Whatever the team selection, they will be up against it. The two sides are familiar with each other, having met several times in the Amlin Cup - won last year by Harlequins, a club headed by Elwood’s long-time friend and former playing partner at Lansdowne and Ireland, Conor O’Shea. Alongside O’Shea is the wily John Kingston, former coach to Elwood and assistant Dan McFarland at Galwegians, who leaves no stone unturned in his preparations. And this year Harlequins have taken another step upwards, celebrating their 10th straight win this season against Bath last weekend - the only unbeaten team in the competition at present.

“Harlequins were the talk of the Heineken Cup launch. They are unbeaten, having had a great win away to Bath.

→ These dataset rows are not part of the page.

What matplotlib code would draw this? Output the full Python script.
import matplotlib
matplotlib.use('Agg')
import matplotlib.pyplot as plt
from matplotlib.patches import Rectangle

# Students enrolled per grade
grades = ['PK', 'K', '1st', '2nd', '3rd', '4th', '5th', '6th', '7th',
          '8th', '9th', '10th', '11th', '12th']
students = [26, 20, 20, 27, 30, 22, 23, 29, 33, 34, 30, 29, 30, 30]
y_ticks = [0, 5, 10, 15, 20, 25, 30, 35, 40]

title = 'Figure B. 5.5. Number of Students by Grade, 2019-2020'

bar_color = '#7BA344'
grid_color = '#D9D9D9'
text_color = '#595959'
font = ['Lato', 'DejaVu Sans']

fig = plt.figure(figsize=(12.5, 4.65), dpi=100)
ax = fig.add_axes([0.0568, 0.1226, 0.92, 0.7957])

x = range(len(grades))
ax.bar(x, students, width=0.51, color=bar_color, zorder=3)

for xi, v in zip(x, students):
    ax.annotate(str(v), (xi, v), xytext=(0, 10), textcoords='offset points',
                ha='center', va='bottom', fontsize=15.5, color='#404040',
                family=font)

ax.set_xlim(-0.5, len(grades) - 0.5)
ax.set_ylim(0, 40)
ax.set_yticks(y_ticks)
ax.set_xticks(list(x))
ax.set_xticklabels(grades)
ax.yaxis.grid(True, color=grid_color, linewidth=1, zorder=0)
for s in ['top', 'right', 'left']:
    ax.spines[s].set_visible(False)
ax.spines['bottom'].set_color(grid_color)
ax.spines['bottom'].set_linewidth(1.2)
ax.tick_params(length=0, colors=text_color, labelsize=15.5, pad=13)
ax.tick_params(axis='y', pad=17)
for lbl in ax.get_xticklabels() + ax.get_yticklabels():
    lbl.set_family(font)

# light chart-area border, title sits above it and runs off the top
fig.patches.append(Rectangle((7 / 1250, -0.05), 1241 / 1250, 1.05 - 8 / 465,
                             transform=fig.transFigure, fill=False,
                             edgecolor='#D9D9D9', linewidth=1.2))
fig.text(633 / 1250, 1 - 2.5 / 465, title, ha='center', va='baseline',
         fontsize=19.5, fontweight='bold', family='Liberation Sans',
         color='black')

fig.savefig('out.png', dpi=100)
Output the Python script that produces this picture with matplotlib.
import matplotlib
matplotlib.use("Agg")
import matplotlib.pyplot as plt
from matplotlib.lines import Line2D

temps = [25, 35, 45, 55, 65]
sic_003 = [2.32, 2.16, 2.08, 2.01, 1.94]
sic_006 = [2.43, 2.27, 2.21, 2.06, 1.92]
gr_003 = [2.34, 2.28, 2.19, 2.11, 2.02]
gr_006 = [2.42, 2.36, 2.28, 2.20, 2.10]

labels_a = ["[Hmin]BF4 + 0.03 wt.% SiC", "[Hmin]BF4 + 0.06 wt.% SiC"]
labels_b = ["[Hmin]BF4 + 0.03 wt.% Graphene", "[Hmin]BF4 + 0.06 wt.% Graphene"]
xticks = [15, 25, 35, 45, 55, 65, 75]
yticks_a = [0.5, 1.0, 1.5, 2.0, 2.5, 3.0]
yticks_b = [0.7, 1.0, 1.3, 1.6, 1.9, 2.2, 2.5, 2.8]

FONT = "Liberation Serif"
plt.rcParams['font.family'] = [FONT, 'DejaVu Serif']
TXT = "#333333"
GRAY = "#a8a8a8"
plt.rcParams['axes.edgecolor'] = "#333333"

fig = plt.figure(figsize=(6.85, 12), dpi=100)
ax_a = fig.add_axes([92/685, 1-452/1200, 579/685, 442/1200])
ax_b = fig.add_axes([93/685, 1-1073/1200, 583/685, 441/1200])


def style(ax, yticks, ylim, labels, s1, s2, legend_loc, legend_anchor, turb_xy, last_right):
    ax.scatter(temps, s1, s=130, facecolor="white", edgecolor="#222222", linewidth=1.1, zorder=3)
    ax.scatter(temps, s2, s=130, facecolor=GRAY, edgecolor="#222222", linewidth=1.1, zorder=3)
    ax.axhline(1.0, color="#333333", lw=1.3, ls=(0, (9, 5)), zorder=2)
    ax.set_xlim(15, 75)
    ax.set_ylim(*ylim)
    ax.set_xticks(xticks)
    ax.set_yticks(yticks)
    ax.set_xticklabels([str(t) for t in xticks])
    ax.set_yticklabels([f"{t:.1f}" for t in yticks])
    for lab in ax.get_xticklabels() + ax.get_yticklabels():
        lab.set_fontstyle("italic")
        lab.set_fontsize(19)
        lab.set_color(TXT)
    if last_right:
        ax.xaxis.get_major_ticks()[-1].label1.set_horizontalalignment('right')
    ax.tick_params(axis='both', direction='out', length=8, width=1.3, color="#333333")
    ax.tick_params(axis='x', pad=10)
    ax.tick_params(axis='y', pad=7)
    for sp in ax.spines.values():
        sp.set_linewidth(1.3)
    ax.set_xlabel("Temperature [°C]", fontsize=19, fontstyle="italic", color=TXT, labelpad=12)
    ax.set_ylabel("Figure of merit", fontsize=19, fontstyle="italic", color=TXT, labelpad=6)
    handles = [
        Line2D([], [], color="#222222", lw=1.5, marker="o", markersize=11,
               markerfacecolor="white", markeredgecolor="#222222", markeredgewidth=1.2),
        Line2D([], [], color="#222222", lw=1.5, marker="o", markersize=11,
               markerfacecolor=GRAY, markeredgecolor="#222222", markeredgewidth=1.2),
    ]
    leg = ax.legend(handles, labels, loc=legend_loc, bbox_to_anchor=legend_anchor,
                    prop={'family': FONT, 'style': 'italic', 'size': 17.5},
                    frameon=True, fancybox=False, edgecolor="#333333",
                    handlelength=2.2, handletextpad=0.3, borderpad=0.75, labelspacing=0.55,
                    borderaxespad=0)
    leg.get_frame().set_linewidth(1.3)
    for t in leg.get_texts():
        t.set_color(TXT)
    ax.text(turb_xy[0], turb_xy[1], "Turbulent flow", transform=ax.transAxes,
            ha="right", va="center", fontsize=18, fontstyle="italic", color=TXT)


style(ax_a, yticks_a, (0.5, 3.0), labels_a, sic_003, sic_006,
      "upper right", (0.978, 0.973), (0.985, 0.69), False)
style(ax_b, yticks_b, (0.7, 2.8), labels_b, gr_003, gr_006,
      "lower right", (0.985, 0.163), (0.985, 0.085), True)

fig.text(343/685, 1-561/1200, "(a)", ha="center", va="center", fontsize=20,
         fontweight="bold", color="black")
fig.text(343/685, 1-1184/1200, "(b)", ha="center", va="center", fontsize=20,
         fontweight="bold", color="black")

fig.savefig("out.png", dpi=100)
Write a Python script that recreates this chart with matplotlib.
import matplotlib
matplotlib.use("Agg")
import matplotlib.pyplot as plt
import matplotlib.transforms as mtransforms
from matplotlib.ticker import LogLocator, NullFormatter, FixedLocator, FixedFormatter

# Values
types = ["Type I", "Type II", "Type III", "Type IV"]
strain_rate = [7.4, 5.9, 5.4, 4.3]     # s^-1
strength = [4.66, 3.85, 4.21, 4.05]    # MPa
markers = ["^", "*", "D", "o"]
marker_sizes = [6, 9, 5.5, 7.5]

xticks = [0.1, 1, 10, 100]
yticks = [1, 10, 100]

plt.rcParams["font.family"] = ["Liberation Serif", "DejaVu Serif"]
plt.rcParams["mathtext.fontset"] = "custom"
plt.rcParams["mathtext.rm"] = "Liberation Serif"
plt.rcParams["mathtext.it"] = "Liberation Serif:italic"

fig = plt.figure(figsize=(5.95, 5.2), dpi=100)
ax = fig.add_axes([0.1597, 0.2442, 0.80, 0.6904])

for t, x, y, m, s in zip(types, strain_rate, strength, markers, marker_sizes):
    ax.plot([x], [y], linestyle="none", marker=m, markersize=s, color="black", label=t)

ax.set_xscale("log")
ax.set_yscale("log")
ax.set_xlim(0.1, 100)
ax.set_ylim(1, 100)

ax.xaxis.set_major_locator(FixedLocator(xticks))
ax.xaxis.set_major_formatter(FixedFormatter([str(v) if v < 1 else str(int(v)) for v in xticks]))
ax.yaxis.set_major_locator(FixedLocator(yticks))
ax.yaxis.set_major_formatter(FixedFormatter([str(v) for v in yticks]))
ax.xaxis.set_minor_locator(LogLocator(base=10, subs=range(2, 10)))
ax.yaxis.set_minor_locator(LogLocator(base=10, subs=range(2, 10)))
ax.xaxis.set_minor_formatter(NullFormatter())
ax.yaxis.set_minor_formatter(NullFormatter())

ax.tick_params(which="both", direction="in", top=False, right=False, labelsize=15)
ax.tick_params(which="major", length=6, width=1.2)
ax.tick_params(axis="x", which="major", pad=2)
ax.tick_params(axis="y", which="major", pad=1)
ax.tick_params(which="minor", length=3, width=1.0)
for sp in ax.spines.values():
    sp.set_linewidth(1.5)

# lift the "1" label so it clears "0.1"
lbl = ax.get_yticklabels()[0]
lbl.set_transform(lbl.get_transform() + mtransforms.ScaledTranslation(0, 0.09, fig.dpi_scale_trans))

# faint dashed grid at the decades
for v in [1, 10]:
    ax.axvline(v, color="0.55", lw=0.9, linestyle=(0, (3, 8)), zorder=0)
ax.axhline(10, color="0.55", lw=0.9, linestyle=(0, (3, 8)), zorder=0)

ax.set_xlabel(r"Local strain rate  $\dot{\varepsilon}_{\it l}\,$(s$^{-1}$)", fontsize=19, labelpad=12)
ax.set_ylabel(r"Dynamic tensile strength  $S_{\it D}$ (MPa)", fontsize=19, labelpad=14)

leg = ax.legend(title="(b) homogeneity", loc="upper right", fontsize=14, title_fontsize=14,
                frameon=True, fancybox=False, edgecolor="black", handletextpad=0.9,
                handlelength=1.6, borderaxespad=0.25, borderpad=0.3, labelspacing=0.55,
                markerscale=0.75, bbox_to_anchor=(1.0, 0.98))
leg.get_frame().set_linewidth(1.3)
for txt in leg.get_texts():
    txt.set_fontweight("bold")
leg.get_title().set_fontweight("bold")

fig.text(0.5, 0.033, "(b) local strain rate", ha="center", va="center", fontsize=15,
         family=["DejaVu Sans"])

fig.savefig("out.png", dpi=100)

They are playing fantastic rugby - are big and strong in most areas in the park - and it couldn’t be any harder, playing the only undefeated team in Europe.”

Much will be expected of Connacht’s core of experienced players, particularly up front where they suffered last weekend against Ulster, who claimed the interprovincial honours with a strong second half to win by 22 - 3.

“The big players will have to step up to the plate in these big matches,” says Elwood. “But everyone has a role, everyone has to understand what is expected of them because the fine details do matter.”

While players like Duffy, Muldoon, Flavin, McCarthy, and Ofisa have a proven identity with the province, there are newcomers who have little experience of the Connacht’s perennial struggle over the last 15 years.

“That is one reason why we went to the Aran Islands last year - to get players to understand what Connacht is. It has been explained in detail and even this week we spoke of it. This is the biggest game in Connacht’s history ever because it’s our first game in Europe. Yes, we have played the All Blacks, Australia, and we have Toulouse next week, but this is the biggest game, live on TV, the opening game of the Heineken Cup weekend.

“It is that big and people are buying into it. It is the last frontier here, and that siege mentality, and that’s why we went to the Aran Islands. That is what Connacht is about - it’s tough, it’s hard, and it’s rugged, but it can be fun and when you do win games, those are the days you live for.”

However, he says, Connacht cannot get carried away.

“We have to be prepared; we have to put in a good shift to stay with these big teams - a bit of reality check, too, is that this is going to be tough.”